#### Instructions to follow
Transcribe each line of the records below exactly, excluding any embedded images.

[Entries with chart source code]
>>

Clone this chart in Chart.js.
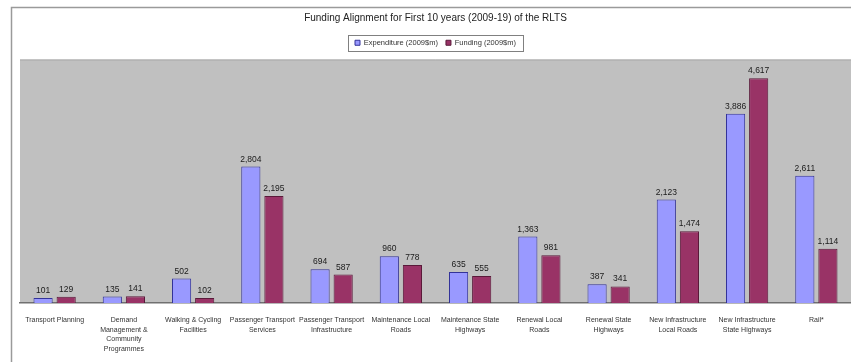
<!DOCTYPE html>
<html>
<head>
<meta charset="utf-8">
<script src="https://cdn.jsdelivr.net/npm/chart.js@4"></script>
<style>
  html, body { margin: 0; padding: 0; background: #fff; }
  #wrap { width: 851px; height: 362px; }
</style>
</head>
<body>
<div id="wrap"><canvas id="rlts" width="851" height="362"></canvas></div>
<script>
// Catégories (libellés sur plusieurs lignes)
const categories = [
  ['Transport Planning'],
  ['Demand', 'Management &', 'Community', 'Programmes'],
  ['Walking & Cycling', 'Facilities'],
  ['Passenger Transport', 'Services'],
  ['Passenger Transport', 'Infrastructure'],
  ['Maintenance Local', 'Roads'],
  ['Maintenance State', 'Highways'],
  ['Renewal Local', 'Roads'],
  ['Renewal State', 'Highways'],
  ['New Infrastructure', 'Local Roads'],
  ['New Infrastructure', 'State Highways'],
  ['Rail*']
];
// Valeurs en millions de $ 2009
const expenditure = [101, 135, 502, 2804, 694, 960, 635, 1363, 387, 2123, 3886, 2611];
const funding = [129, 141, 102, 2195, 587, 778, 555, 981, 341, 1474, 4617, 1114];

const seriesNames = ['Expenditure (2009$m)', 'Funding (2009$m)'];
const titleText = 'Funding Alignment for First 10 years (2009-19) of the RLTS';

const FONT = "'Liberation Sans', Arial, sans-serif";

// Cadre, fond gris, boîte de légende et valeurs au-dessus des barres
const decor = {
  id: 'decor',
  beforeDraw(chart) {
    const { ctx, chartArea } = chart;
    ctx.save();
    ctx.fillStyle = '#c0c0c0';
    ctx.fillRect(chartArea.left, chartArea.top, chart.width - chartArea.left, chartArea.bottom - chartArea.top);
    ctx.strokeStyle = '#a8a8a8';
    ctx.lineWidth = 1;
    ctx.beginPath();
    ctx.moveTo(chartArea.left, chartArea.top + 0.5);
    ctx.lineTo(chart.width, chartArea.top + 0.5);
    ctx.stroke();
    // cadre extérieur
    ctx.strokeStyle = '#9a9a9a';
    ctx.lineWidth = 1.5;
    ctx.beginPath();
    ctx.moveTo(11.5, chart.height);
    ctx.lineTo(11.5, 7.5);
    ctx.lineTo(chart.width, 7.5);
    ctx.stroke();
    ctx.restore();
  },
  afterDraw(chart) {
    const { ctx } = chart;
    ctx.save();
    // boîte autour de la légende
    const boxes = chart.legend.legendHitBoxes;
    if (boxes && boxes.length) {
      const l = Math.min(...boxes.map(b => b.left)) - 7;
      const r = Math.max(...boxes.map(b => b.left + b.width)) + 7;
      const t = Math.min(...boxes.map(b => b.top)) - 4;
      const btm = Math.max(...boxes.map(b => b.top + b.height)) + 4;
      ctx.strokeStyle = '#808080';
      ctx.lineWidth = 1;
      ctx.strokeRect(Math.round(l) + 0.5, Math.round(t) + 0.5, Math.round(r - l), Math.round(btm - t));
    }
    // valeurs
    ctx.font = '8.5px ' + FONT;
    ctx.fillStyle = '#1a1a1a';
    ctx.textAlign = 'center';
    ctx.textBaseline = 'bottom';
    chart.data.datasets.forEach((ds, i) => {
      chart.getDatasetMeta(i).data.forEach((bar, j) => {
        ctx.fillText(ds.data[j].toLocaleString('en-US'), bar.x, bar.y - 3);
      });
    });
    ctx.restore();
  }
};

new Chart(document.getElementById('rlts').getContext('2d'), {
  type: 'bar',
  data: {
    labels: categories,
    datasets: [{
      label: seriesNames[0],
      data: expenditure,
      backgroundColor: '#9999ff',
      borderColor: '#333399',
      borderWidth: 1,
      categoryPercentage: 0.667,
      barPercentage: 0.83
    }, {
      label: seriesNames[1],
      data: funding,
      backgroundColor: '#993366',
      borderColor: '#5a1a3a',
      borderWidth: 1,
      categoryPercentage: 0.667,
      barPercentage: 0.83
    }]
  },
  options: {
    responsive: false,
    animation: false,
    layout: { padding: { left: 20, right: 0, top: 12, bottom: 0 } },
    plugins: {
      title: {
        display: true,
        text: titleText,
        color: '#222',
        font: { family: FONT, size: 10, weight: 'normal' },
        padding: { top: 0, bottom: 7 }
      },
      // petit espace vide entre la légende et la zone de tracé
      subtitle: {
        display: true,
        text: '',
        weight: 500,
        font: { size: 3, lineHeight: 1 },
        padding: 0
      },
      legend: {
        display: true,
        labels: {
          color: '#333',
          font: { family: FONT, size: 7.5 },
          boxWidth: 5,
          boxHeight: 5,
          padding: 8
        }
      },
      tooltip: { enabled: false }
    },
    scales: {
      x: {
        grid: { display: false },
        border: { display: true, color: '#707070', width: 1.5 },
        ticks: {
          color: '#333',
          font: { family: FONT, size: 7, lineHeight: 1.4 },
          maxRotation: 0,
          autoSkip: false,
          padding: 4
        },
        afterFit(scale) { scale.height = 59; }
      },
      y: {
        display: false,
        min: 0,
        max: 5000
      }
    }
  },
  plugins: [decor]
});
</script>
</body>
</html>
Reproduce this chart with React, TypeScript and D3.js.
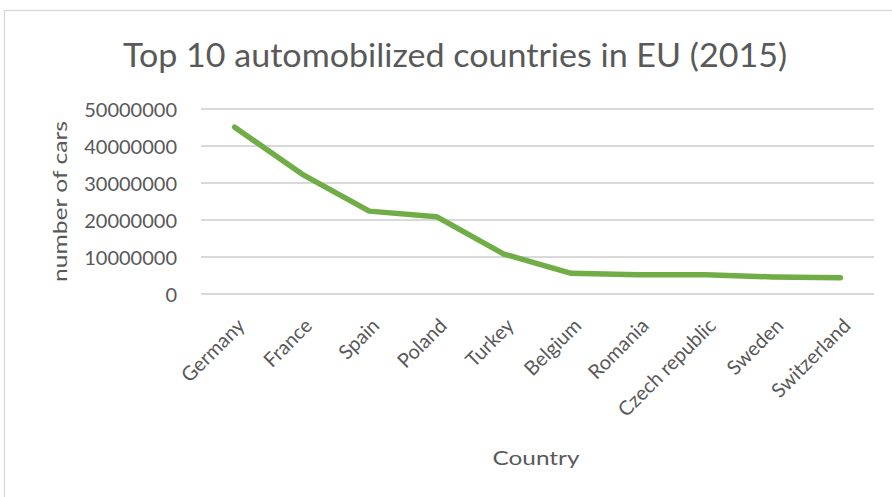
import React from "react";
import * as d3 from "d3";

const countries = ["Germany", "France", "Spain", "Poland", "Turkey", "Belgium", "Romania", "Czech republic", "Sweden", "Switzerland"];
const cars = [45100000, 32400000, 22400000, 20900000, 10800000, 5600000, 5200000, 5200000, 4600000, 4400000];
const yTicks = [0, 10000000, 20000000, 30000000, 40000000, 50000000];
const titleText = "Top 10 automobilized countries in EU (2015)";
const xTitle = "Country";
const yTitle = "number of cars";

const W = 892;
const H = 497;
const FONT = "Lato, 'Open Sans', sans-serif";
const TEXT = "#595959";

export default function App() {
  const x = d3.scaleBand<string>().domain(countries).range([201, 874]);
  const cx = (c: string) => (x(c) as number) + x.bandwidth() / 2;
  const y = d3.scaleLinear().domain([0, 50000000]).range([294, 109]);
  const line = d3
    .line<number>()
    .x((_, i) => cx(countries[i]))
    .y((d) => y(d));

  return (
    <svg width={W} height={H} style={{ position: "absolute", left: 0, top: 0, background: "#fff" }} fontFamily={FONT}>
      <rect x={4.5} y={10.5} width={W + 10} height={H + 10} fill="#fff" stroke="#d9d9d9" strokeWidth={1.3} />
      <text x={455} y={67} textAnchor="middle" fontSize={33} fill={TEXT} textLength={664} lengthAdjust="spacingAndGlyphs">
        {titleText}
      </text>
      {yTicks.map((t) => (
        <g key={t}>
          <line x1={201} x2={874} y1={y(t)} y2={y(t)} stroke="#d9d9d9" strokeWidth={1.8} />
          <text x={177} y={y(t) + 7.5} textAnchor="end" fontSize={20} fill={TEXT}>
            {String(t)}
          </text>
        </g>
      ))}
      <path d={line(cars) || ""} fill="none" stroke="#70ad47" strokeWidth={5.5} strokeLinecap="round" strokeLinejoin="round" />
      {countries.map((c) => (
        <text key={c} transform={`translate(${cx(c) + 11.5},327) rotate(-45)`} textAnchor="end" fontSize={20} fill={TEXT}>
          {c}
        </text>
      ))}
      <text x={536} y={465} textAnchor="middle" fontSize={20} fill={TEXT} textLength={87} lengthAdjust="spacingAndGlyphs">
        {xTitle}
      </text>
      <text transform="translate(67,201.5) rotate(-90)" textAnchor="middle" fontSize={20} fill={TEXT} textLength={161} lengthAdjust="spacingAndGlyphs">
        {yTitle}
      </text>
    </svg>
  );
}
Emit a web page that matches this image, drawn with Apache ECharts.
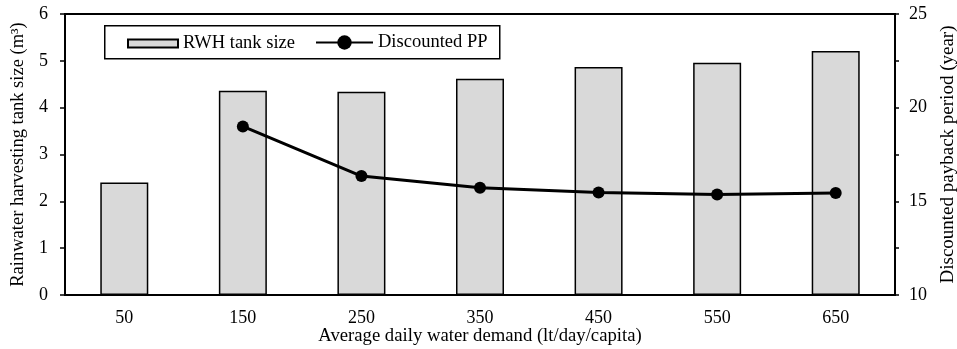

<<

#### The output
Clone this chart in Chart.js.
<!DOCTYPE html>
<html>
<head>
<meta charset="utf-8">
<script src="https://cdn.jsdelivr.net/npm/chart.js@4"></script>
<style>
  html, body { margin: 0; padding: 0; background: #fff; }
  #wrap { width: 851px; height: 362px; }
</style>
</head>
<body>
<div id="wrap"><canvas id="rlts" width="851" height="362"></canvas></div>
<script>
// Catégories (libellés sur plusieurs lignes)
const categories = [
  ['Transport Planning'],
  ['Demand', 'Management &', 'Community', 'Programmes'],
  ['Walking & Cycling', 'Facilities'],
  ['Passenger Transport', 'Services'],
  ['Passenger Transport', 'Infrastructure'],
  ['Maintenance Local', 'Roads'],
  ['Maintenance State', 'Highways'],
  ['Renewal Local', 'Roads'],
  ['Renewal State', 'Highways'],
  ['New Infrastructure', 'Local Roads'],
  ['New Infrastructure', 'State Highways'],
  ['Rail*']
];
// Valeurs en millions de $ 2009
const expenditure = [101, 135, 502, 2804, 694, 960, 635, 1363, 387, 2123, 3886, 2611];
const funding = [129, 141, 102, 2195, 587, 778, 555, 981, 341, 1474, 4617, 1114];

const seriesNames = ['Expenditure (2009$m)', 'Funding (2009$m)'];
const titleText = 'Funding Alignment for First 10 years (2009-19) of the RLTS';

const FONT = "'Liberation Sans', Arial, sans-serif";

// Cadre, fond gris, boîte de légende et valeurs au-dessus des barres
const decor = {
  id: 'decor',
  beforeDraw(chart) {
    const { ctx, chartArea } = chart;
    ctx.save();
    ctx.fillStyle = '#c0c0c0';
    ctx.fillRect(chartArea.left, chartArea.top, chart.width - chartArea.left, chartArea.bottom - chartArea.top);
    ctx.strokeStyle = '#a8a8a8';
    ctx.lineWidth = 1;
    ctx.beginPath();
    ctx.moveTo(chartArea.left, chartArea.top + 0.5);
    ctx.lineTo(chart.width, chartArea.top + 0.5);
    ctx.stroke();
    // cadre extérieur
    ctx.strokeStyle = '#9a9a9a';
    ctx.lineWidth = 1.5;
    ctx.beginPath();
    ctx.moveTo(11.5, chart.height);
    ctx.lineTo(11.5, 7.5);
    ctx.lineTo(chart.width, 7.5);
    ctx.stroke();
    ctx.restore();
  },
  afterDraw(chart) {
    const { ctx } = chart;
    ctx.save();
    // boîte autour de la légende
    const boxes = chart.legend.legendHitBoxes;
    if (boxes && boxes.length) {
      const l = Math.min(...boxes.map(b => b.left)) - 7;
      const r = Math.max(...boxes.map(b => b.left + b.width)) + 7;
      const t = Math.min(...boxes.map(b => b.top)) - 4;
      const btm = Math.max(...boxes.map(b => b.top + b.height)) + 4;
      ctx.strokeStyle = '#808080';
      ctx.lineWidth = 1;
      ctx.strokeRect(Math.round(l) + 0.5, Math.round(t) + 0.5, Math.round(r - l), Math.round(btm - t));
    }
    // valeurs
    ctx.font = '8.5px ' + FONT;
    ctx.fillStyle = '#1a1a1a';
    ctx.textAlign = 'center';
    ctx.textBaseline = 'bottom';
    chart.data.datasets.forEach((ds, i) => {
      chart.getDatasetMeta(i).data.forEach((bar, j) => {
        ctx.fillText(ds.data[j].toLocaleString('en-US'), bar.x, bar.y - 3);
      });
    });
    ctx.restore();
  }
};

new Chart(document.getElementById('rlts').getContext('2d'), {
  type: 'bar',
  data: {
    labels: categories,
    datasets: [{
      label: seriesNames[0],
      data: expenditure,
      backgroundColor: '#9999ff',
      borderColor: '#333399',
      borderWidth: 1,
      categoryPercentage: 0.667,
      barPercentage: 0.83
    }, {
      label: seriesNames[1],
      data: funding,
      backgroundColor: '#993366',
      borderColor: '#5a1a3a',
      borderWidth: 1,
      categoryPercentage: 0.667,
      barPercentage: 0.83
    }]
  },
  options: {
    responsive: false,
    animation: false,
    layout: { padding: { left: 20, right: 0, top: 12, bottom: 0 } },
    plugins: {
      title: {
        display: true,
        text: titleText,
        color: '#222',
        font: { family: FONT, size: 10, weight: 'normal' },
        padding: { top: 0, bottom: 7 }
      },
      // petit espace vide entre la légende et la zone de tracé
      subtitle: {
        display: true,
        text: '',
        weight: 500,
        font: { size: 3, lineHeight: 1 },
        padding: 0
      },
      legend: {
        display: true,
        labels: {
          color: '#333',
          font: { family: FONT, size: 7.5 },
          boxWidth: 5,
          boxHeight: 5,
          padding: 8
        }
      },
      tooltip: { enabled: false }
    },
    scales: {
      x: {
        grid: { display: false },
        border: { display: true, color: '#707070', width: 1.5 },
        ticks: {
          color: '#333',
          font: { family: FONT, size: 7, lineHeight: 1.4 },
          maxRotation: 0,
          autoSkip: false,
          padding: 4
        },
        afterFit(scale) { scale.height = 59; }
      },
      y: {
        display: false,
        min: 0,
        max: 5000
      }
    }
  },
  plugins: [decor]
});
</script>
</body>
</html>
Reproduce this chart with React, TypeScript and D3.js.
import React from "react";
import * as d3 from "d3";

const countries = ["Germany", "France", "Spain", "Poland", "Turkey", "Belgium", "Romania", "Czech republic", "Sweden", "Switzerland"];
const cars = [45100000, 32400000, 22400000, 20900000, 10800000, 5600000, 5200000, 5200000, 4600000, 4400000];
const yTicks = [0, 10000000, 20000000, 30000000, 40000000, 50000000];
const titleText = "Top 10 automobilized countries in EU (2015)";
const xTitle = "Country";
const yTitle = "number of cars";

const W = 892;
const H = 497;
const FONT = "Lato, 'Open Sans', sans-serif";
const TEXT = "#595959";

export default function App() {
  const x = d3.scaleBand<string>().domain(countries).range([201, 874]);
  const cx = (c: string) => (x(c) as number) + x.bandwidth() / 2;
  const y = d3.scaleLinear().domain([0, 50000000]).range([294, 109]);
  const line = d3
    .line<number>()
    .x((_, i) => cx(countries[i]))
    .y((d) => y(d));

  return (
    <svg width={W} height={H} style={{ position: "absolute", left: 0, top: 0, background: "#fff" }} fontFamily={FONT}>
      <rect x={4.5} y={10.5} width={W + 10} height={H + 10} fill="#fff" stroke="#d9d9d9" strokeWidth={1.3} />
      <text x={455} y={67} textAnchor="middle" fontSize={33} fill={TEXT} textLength={664} lengthAdjust="spacingAndGlyphs">
        {titleText}
      </text>
      {yTicks.map((t) => (
        <g key={t}>
          <line x1={201} x2={874} y1={y(t)} y2={y(t)} stroke="#d9d9d9" strokeWidth={1.8} />
          <text x={177} y={y(t) + 7.5} textAnchor="end" fontSize={20} fill={TEXT}>
            {String(t)}
          </text>
        </g>
      ))}
      <path d={line(cars) || ""} fill="none" stroke="#70ad47" strokeWidth={5.5} strokeLinecap="round" strokeLinejoin="round" />
      {countries.map((c) => (
        <text key={c} transform={`translate(${cx(c) + 11.5},327) rotate(-45)`} textAnchor="end" fontSize={20} fill={TEXT}>
          {c}
        </text>
      ))}
      <text x={536} y={465} textAnchor="middle" fontSize={20} fill={TEXT} textLength={87} lengthAdjust="spacingAndGlyphs">
        {xTitle}
      </text>
      <text transform="translate(67,201.5) rotate(-90)" textAnchor="middle" fontSize={20} fill={TEXT} textLength={161} lengthAdjust="spacingAndGlyphs">
        {yTitle}
      </text>
    </svg>
  );
}
Emit a web page that matches this image, drawn with Apache ECharts.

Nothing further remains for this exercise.